Restate the data word for word and leave the images out.

------------------------------

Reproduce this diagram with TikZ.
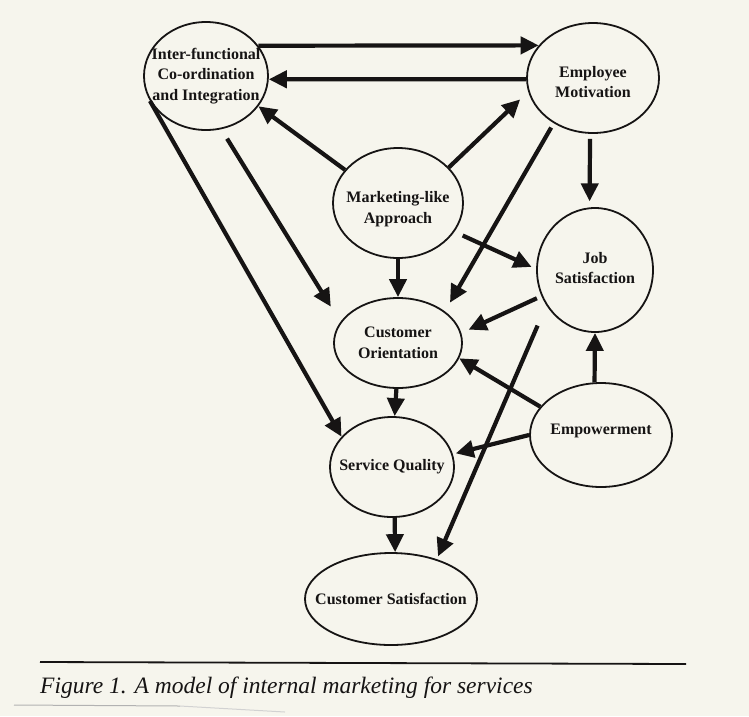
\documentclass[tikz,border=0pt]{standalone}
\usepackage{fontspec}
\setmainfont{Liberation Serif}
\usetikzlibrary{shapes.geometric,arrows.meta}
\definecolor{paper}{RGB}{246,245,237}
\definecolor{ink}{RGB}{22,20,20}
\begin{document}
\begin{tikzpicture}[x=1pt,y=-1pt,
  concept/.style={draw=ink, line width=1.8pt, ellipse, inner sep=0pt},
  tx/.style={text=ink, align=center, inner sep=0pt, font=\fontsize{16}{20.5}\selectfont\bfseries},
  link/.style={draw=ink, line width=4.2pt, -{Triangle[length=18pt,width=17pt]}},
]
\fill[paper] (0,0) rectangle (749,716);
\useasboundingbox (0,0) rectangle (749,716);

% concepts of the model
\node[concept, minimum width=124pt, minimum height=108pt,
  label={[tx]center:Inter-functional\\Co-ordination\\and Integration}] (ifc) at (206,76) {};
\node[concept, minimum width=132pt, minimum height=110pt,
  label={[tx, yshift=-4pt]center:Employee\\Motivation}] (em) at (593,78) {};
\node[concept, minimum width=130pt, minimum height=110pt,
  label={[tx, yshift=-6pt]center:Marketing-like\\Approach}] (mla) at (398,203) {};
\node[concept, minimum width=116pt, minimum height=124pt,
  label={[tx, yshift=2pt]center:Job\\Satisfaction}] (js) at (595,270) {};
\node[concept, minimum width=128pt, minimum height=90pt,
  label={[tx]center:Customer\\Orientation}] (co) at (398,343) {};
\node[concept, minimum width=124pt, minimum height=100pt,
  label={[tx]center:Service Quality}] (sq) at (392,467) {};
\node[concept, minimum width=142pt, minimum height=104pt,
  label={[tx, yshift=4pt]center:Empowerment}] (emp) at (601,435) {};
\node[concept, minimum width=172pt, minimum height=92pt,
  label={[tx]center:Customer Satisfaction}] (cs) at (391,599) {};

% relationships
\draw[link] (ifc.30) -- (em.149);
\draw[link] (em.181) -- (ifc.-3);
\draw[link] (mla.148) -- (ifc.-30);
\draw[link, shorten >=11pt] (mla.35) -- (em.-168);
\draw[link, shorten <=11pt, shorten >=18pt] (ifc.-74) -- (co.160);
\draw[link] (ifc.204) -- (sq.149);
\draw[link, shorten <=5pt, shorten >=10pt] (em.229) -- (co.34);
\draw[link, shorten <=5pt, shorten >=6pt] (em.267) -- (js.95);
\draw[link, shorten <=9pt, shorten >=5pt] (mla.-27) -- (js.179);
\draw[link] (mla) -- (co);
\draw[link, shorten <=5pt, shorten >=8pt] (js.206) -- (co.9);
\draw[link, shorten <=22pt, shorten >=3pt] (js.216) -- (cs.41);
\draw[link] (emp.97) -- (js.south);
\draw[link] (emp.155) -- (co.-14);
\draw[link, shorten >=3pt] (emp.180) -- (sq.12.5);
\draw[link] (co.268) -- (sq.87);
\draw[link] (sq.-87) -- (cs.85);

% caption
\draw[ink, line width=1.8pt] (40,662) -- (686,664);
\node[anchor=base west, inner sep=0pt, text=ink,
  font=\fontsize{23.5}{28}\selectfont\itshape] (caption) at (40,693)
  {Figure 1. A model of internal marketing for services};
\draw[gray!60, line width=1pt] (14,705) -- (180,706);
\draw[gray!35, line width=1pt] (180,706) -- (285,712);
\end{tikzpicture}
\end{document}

------------------------------

(Worked solution):
Reproduce this diagram with TikZ.
\documentclass[tikz,border=0pt]{standalone}
\usepackage{fontspec}
\setmainfont{Liberation Serif}
\usetikzlibrary{shapes.geometric,arrows.meta}
\definecolor{paper}{RGB}{246,245,237}
\definecolor{ink}{RGB}{22,20,20}
\begin{document}
\begin{tikzpicture}[x=1pt,y=-1pt,
  concept/.style={draw=ink, line width=1.8pt, ellipse, inner sep=0pt},
  tx/.style={text=ink, align=center, inner sep=0pt, font=\fontsize{16}{20.5}\selectfont\bfseries},
  link/.style={draw=ink, line width=4.2pt, -{Triangle[length=18pt,width=17pt]}},
]
\fill[paper] (0,0) rectangle (749,716);
\useasboundingbox (0,0) rectangle (749,716);

% concepts of the model
\node[concept, minimum width=124pt, minimum height=108pt,
  label={[tx]center:Inter-functional\\Co-ordination\\and Integration}] (ifc) at (206,76) {};
\node[concept, minimum width=132pt, minimum height=110pt,
  label={[tx, yshift=-4pt]center:Employee\\Motivation}] (em) at (593,78) {};
\node[concept, minimum width=130pt, minimum height=110pt,
  label={[tx, yshift=-6pt]center:Marketing-like\\Approach}] (mla) at (398,203) {};
\node[concept, minimum width=116pt, minimum height=124pt,
  label={[tx, yshift=2pt]center:Job\\Satisfaction}] (js) at (595,270) {};
\node[concept, minimum width=128pt, minimum height=90pt,
  label={[tx]center:Customer\\Orientation}] (co) at (398,343) {};
\node[concept, minimum width=124pt, minimum height=100pt,
  label={[tx]center:Service Quality}] (sq) at (392,467) {};
\node[concept, minimum width=142pt, minimum height=104pt,
  label={[tx, yshift=4pt]center:Empowerment}] (emp) at (601,435) {};
\node[concept, minimum width=172pt, minimum height=92pt,
  label={[tx]center:Customer Satisfaction}] (cs) at (391,599) {};

% relationships
\draw[link] (ifc.30) -- (em.149);
\draw[link] (em.181) -- (ifc.-3);
\draw[link] (mla.148) -- (ifc.-30);
\draw[link, shorten >=11pt] (mla.35) -- (em.-168);
\draw[link, shorten <=11pt, shorten >=18pt] (ifc.-74) -- (co.160);
\draw[link] (ifc.204) -- (sq.149);
\draw[link, shorten <=5pt, shorten >=10pt] (em.229) -- (co.34);
\draw[link, shorten <=5pt, shorten >=6pt] (em.267) -- (js.95);
\draw[link, shorten <=9pt, shorten >=5pt] (mla.-27) -- (js.179);
\draw[link] (mla) -- (co);
\draw[link, shorten <=5pt, shorten >=8pt] (js.206) -- (co.9);
\draw[link, shorten <=22pt, shorten >=3pt] (js.216) -- (cs.41);
\draw[link] (emp.97) -- (js.south);
\draw[link] (emp.155) -- (co.-14);
\draw[link, shorten >=3pt] (emp.180) -- (sq.12.5);
\draw[link] (co.268) -- (sq.87);
\draw[link] (sq.-87) -- (cs.85);

% caption
\draw[ink, line width=1.8pt] (40,662) -- (686,664);
\node[anchor=base west, inner sep=0pt, text=ink,
  font=\fontsize{23.5}{28}\selectfont\itshape] (caption) at (40,693)
  {Figure 1. A model of internal marketing for services};
\draw[gray!60, line width=1pt] (14,705) -- (180,706);
\draw[gray!35, line width=1pt] (180,706) -- (285,712);
\end{tikzpicture}
\end{document}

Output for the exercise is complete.